No Quick Fix Seen For Semiconductor Shortages Impacting Auto Industry
PATRICK SEITZ04:04 PM ET 02/16/2021
Semiconductor shortages plaguing the automotive industry are likely to drag on past midyear, investment bank Morgan Stanley said Tuesday. The news is mixed for semiconductor stocks, analysts say.
"There is no quick remedy for tight supply conditions, though we do see bottlenecks beginning to ease by Q3," Morgan Stanley analyst Craig Hettenbach said in a note to clients Tuesday.
Semiconductor stocks with high exposure to the automotive industry should benefit from improved pricing near-term, but the chip shortages will cap revenue upside. Major chipmakers for the auto industry include NXP Semiconductors (NXPI), ON Semiconductor (ON), TE Connectivity (TEL) and Sensata Technologies (ST).
The chip shortages are mainly due to capacity constraints at foundries such as Taiwan Semiconductor Manufacturing (TSM).
"Foundries have just begun to allocate more capacity to autos, which should translate to increased output by the middle of Q2," Hettenbach said.
Automakers Idle Plants Amid Chip Shortages
A possible slowing of demand for PCs related to the work-from-home and school-at-home trends should free up additional capacity. But chips for 5G wireless and cloud data centers remain in high demand and are priorities for foundries, he said.
Automakers such as Ford (F), General Motors (GM) and Volkswagen (VWAGY) have idled factories amid the chip shortages.

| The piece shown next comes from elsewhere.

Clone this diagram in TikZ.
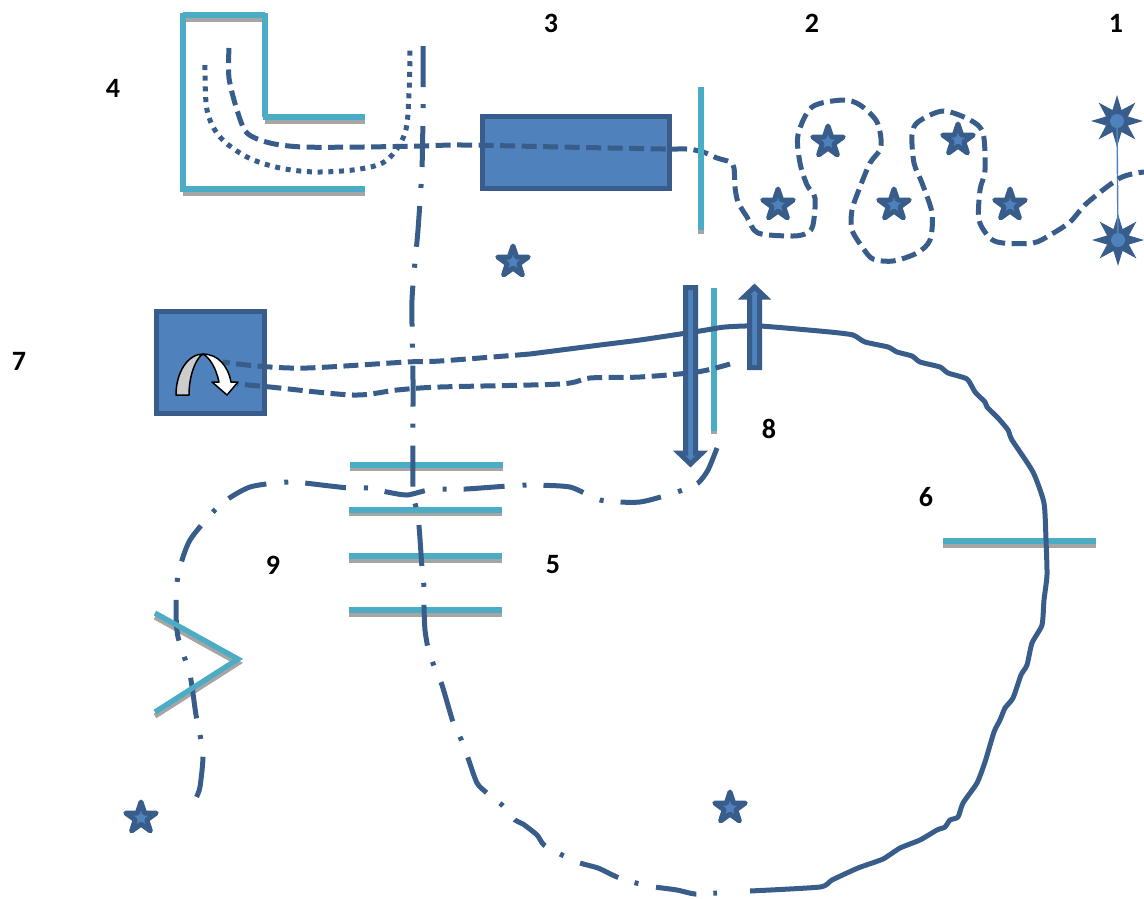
\documentclass[tikz,border=0pt]{standalone}
\usepackage{fontspec}
\setmainfont{Carlito}
\usetikzlibrary{shapes.geometric}
\definecolor{darkblue}{HTML}{385D8A}
\definecolor{midblue}{HTML}{4F81BD}
\definecolor{teal2}{HTML}{4BACC6}
\definecolor{shadowgrey}{HTML}{A5A5A5}
\tikzset{
  label8/.style={font=\bfseries\fontsize{28}{30}\selectfont,text=black,inner sep=0pt},
  smallstar/.style={star,star points=5,star point ratio=2.6,minimum size=32pt,inner sep=0pt,draw=darkblue,fill=midblue,line width=5pt,line join=round},
  bigstar/.style={star,star points=8,star point ratio=2.2,minimum size=52pt,inner sep=0pt,fill=darkblue},
  hub/.style={circle,minimum size=14pt,inner sep=0pt,fill=midblue},
  blockbox/.style={draw=darkblue,fill=midblue,line width=5pt,inner sep=0pt},
  beam/.style={draw=darkblue,line width=5pt,line join=round},
  dashbeam/.style={beam,dash pattern=on 15pt off 6.5pt},
  dotbeam/.style={beam,dash pattern=on 5pt off 5.7pt},
  dotdashbeam/.style={beam,dash pattern=on 41pt off 17pt on 4pt off 18pt},
  tealline/.style={draw=teal2,line width=5.2pt},
  greyline/.style={draw=shadowgrey,line width=5.2pt},
  block/.style={draw=darkblue,fill=midblue,line width=5pt,line join=miter},
  curl/.style={draw=black,line width=1.5pt,line join=round},
}
\begin{document}
\begin{tikzpicture}[x=1pt,y=-1pt]
\useasboundingbox (0,0) rectangle (1144,898);
% blocks
\node[blockbox,minimum width=187pt,minimum height=72pt] (crystal) at (575.5,152) {};
\node[blockbox,minimum width=108pt,minimum height=102pt] (square) at (210.5,362.5) {};
% shadows of mirrors
\draw[greyline] (183,19) -- (265,19);
\draw[greyline] (265,121) -- (365,121);
\draw[greyline] (183,193) -- (365,193);
\draw[greyline] (701,87) -- (701,234);
\draw[greyline] (714,288) -- (714,434);
\draw[greyline] (350,468) -- (503,468);
\draw[greyline] (349,513) -- (502,513);
\draw[greyline] (349,560) -- (502,560);
\draw[greyline] (349,614) -- (502,614);
\draw[greyline] (943,545) -- (1096,545);
\draw[greyline] (155,617) -- (238,663) -- (155,716);
% mirrors under the beams
\draw[tealline] (183,15) -- (265,15);
\draw[tealline] (183,13) -- (183,192);
\draw[tealline] (265,13) -- (265,117);
\draw[tealline] (263,117) -- (365,117);
\draw[tealline] (181,189) -- (365,189);
\draw[tealline] (714,288) -- (714,431);
\draw[tealline] (350,465) -- (503,465);
\draw[tealline] (349,510) -- (502,510);
\draw[tealline] (349,556) -- (502,556);
\draw[tealline] (349,610) -- (502,610);
\draw[tealline] (943,541) -- (1096,541);
% anchors
\coordinate (a1) at (229,48);
\coordinate (a2) at (1144,172);
\coordinate (b1) at (205,65);
\coordinate (b2) at (410,47);
\coordinate (c1) at (423,46);
\coordinate (c2) at (717,893);
\coordinate (c3) at (750,891);
\coordinate (d2) at (530,354);
\coordinate (e1) at (223,362);
\coordinate (f1) at (237,384);
\coordinate (f2) at (730,364);
\coordinate (g1) at (717,448);
\coordinate (g2) at (196,798);
% thin link
\node[bigstar] (s1) at (1117,121) {};
\node[bigstar] (s2) at (1118,240) {};
\draw[midblue,line width=1.4pt] (s1.center) -- (s2.center);
\node[hub] (h1) at (1117,121) {};
\node[hub] (h2) at (1118,240) {};
% beams
\draw[dashbeam] plot[smooth,tension=0.5] coordinates {(a1) (229,78) (237,110) (247,133) (270,143) (303,147) (363,147) (420,146) (463,145) (560,147) (663,149) (687,149) (703,152) (717,158) (730,162) (734,168) (735,187) (738,202) (747,217) (758,233) (793,236) (807,233) (813,225) (815,198) (807,185) (800,163) (798,135) (812,107) (843,100) (860,105) (877,122) (881,147) (870,163) (860,187) (852,210) (852,230) (863,248) (873,259) (893,261) (917,253) (930,240) (932,213) (922,183) (914,163) (912,135) (918,122) (943,111) (970,120) (983,133) (985,170) (980,190) (979,220) (990,238) (1003,243) (1033,243) (1050,235) (1070,222) (1087,203) (1120,178) (a2)};
\draw[dotbeam] plot[smooth,tension=0.55] coordinates {(b1) (207,110) (220,137) (247,157) (280,168) (317,172) (360,169) (387,160) (405,133) (409,93) (b2)};
\draw[dotdashbeam] plot[smooth,tension=0.4] coordinates {(c1) (423,110) (422,168) (418,230) (412,300) (413,380) (413,488) (416,507) (419,526) (422,568) (424,587) (424,607) (425,630) (428,648) (434,666) (442,685) (453,722) (461,739) (468,758) (477,783) (487,793) (502,805) (515,820) (523,824) (537,835) (544,845) (562,855) (580,863) (598,868) (617,877) (636,883) (655,887) (677,890) (695,894) (c2)};
\draw[beam] plot[smooth,tension=0.35] coordinates {(c3) (820,887) (832,880) (858,868) (883,859) (900,848) (920,840) (937,830) (945,827) (950,820) (958,817) (963,803) (977,783) (985,762) (994,732) (1000,720) (1005,708) (1013,698) (1021,675) (1027,665) (1032,643) (1042,625) (1044,600) (1047,575) (1046,540) (1044,503) (1033,472) (1012,440) (1008,430) (998,418) (987,407) (985,402) (975,392) (967,379) (948,373) (940,367) (920,362) (912,356) (897,352) (888,347) (865,342) (853,335) (830,332) (760,326) (725,327) (700,331) (640,340) (600,345) (d2)};
\draw[dashbeam] plot[smooth,tension=0.5] coordinates {(d2) (440,361) (407,362) (307,368) (257,366) (e1)};
\draw[dashbeam] plot[smooth,tension=0.5] coordinates {(f2) (697,372) (640,377) (590,378) (560,384) (440,387) (397,390) (353,395) (270,387) (f1)};
\draw[dotdashbeam] plot[smooth,tension=0.4] coordinates {(g1) (708,470) (698,483) (680,491) (640,502) (600,500) (570,487) (527,485) (508,486) (466,489) (447,489) (428,490) (407,495) (387,492) (368,488) (349,488) (330,486) (290,482) (250,487) (220,505) (190,540) (178,575) (176,610) (178,637) (190,675) (196,715) (203,753) (200,787) (g2)};
% mirrors over the beams
\draw[tealline] (701,87) -- (701,230);
\draw[tealline,line join=miter] (155,613) -- (238,659) -- (155,712);
% stars
\node[smallstar] (st1) at (778,205) {};
\node[smallstar] (st2) at (828,142) {};
\node[smallstar] (st3) at (894,205) {};
\node[smallstar] (st4) at (958,140) {};
\node[smallstar] (st5) at (1010,205) {};
\node[smallstar] (st6) at (513,262) {};
\node[smallstar] (st7) at (141,818) {};
\node[smallstar] (st8) at (730,808) {};
% thick arrows
\draw[block] (685.5,287.5) -- (695.5,287.5) -- (695.5,453) -- (702,453) -- (690.5,464) -- (679,453) -- (685.5,453) -- cycle;
\draw[block] (749.5,367.5) -- (759.5,367.5) -- (759.5,297) -- (765,297) -- (754.5,287) -- (744,297) -- (749.5,297) -- cycle;
% curved arrow
\draw[curl,fill=black!20] (176,395) .. controls (176,372) and (188,354) .. (203,354) .. controls (196,358) and (189,375) .. (189,395) -- cycle;
\draw[curl,fill=white] (203,354) .. controls (218,354) and (228,366) .. (231,382) -- (238,382) -- (227,395) -- (212,382) -- (219,382) .. controls (216,368) and (210,358) .. (203,354) -- cycle;
% labels
\node[label8] (n1) at (1116,23) {1};
\node[label8] (n2) at (812,23) {2};
\node[label8] (n3) at (551,23) {3};
\node[label8] (n4) at (113,88) {4};
\node[label8] (n5) at (553,565) {5};
\node[label8] (n6) at (926,497) {6};
\node[label8] (n7) at (19,361) {7};
\node[label8] (n8) at (769,429) {8};
\node[label8] (n9) at (273,565) {9};
\end{tikzpicture}
\end{document}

Highlighting how acute the situation is, the U.S. government and the European Union separately are discussing efforts to increase their domestic semiconductor production.
"If the EU or U.S. went down that path it would represent a potential long-term solution but would not alter the supply/demand balance over the next one to two years," Hettenbach said.
Semiconductor stock analyst William Stein with Truist Securities sees shortages resolved by economic forces rather than public policy.
As demand for smartphone chips and graphics processors starts to slow down in the first or second quarter, foundries will open capacity for chips now experiencing shortages, such as those for the automotive industry, Stein said in his note to clients Tuesday.
Semiconductor Stocks Face 'Danger Zone'
Meanwhile, semiconductor lead times have entered the "danger zone," analyst Christopher Rolland said in a note. Rolland is a semiconductor stock analyst with Susquehanna Financial Group.
Lead times for chips from order to delivery are now at 14.1 weeks. That's just above the 14-week mark considered the danger zone, he said. Lead times increased nearly one week in January, Rolland said. Long lead times increase the possibility of double ordering and overproduction, he said.
"While things appear red hot for semis in the short term, we are growing more cautious over the long-term outlook as we believe the industry may be over-shipping to true demand," Rolland said. "Overall, we remain neutral on the industry given growing long-term risks from potential over-shipping."
Among semiconductor stocks, he has positive ratings on Broadcom (AVGO), Microchip Technology (MCHP) and ON Semiconductor.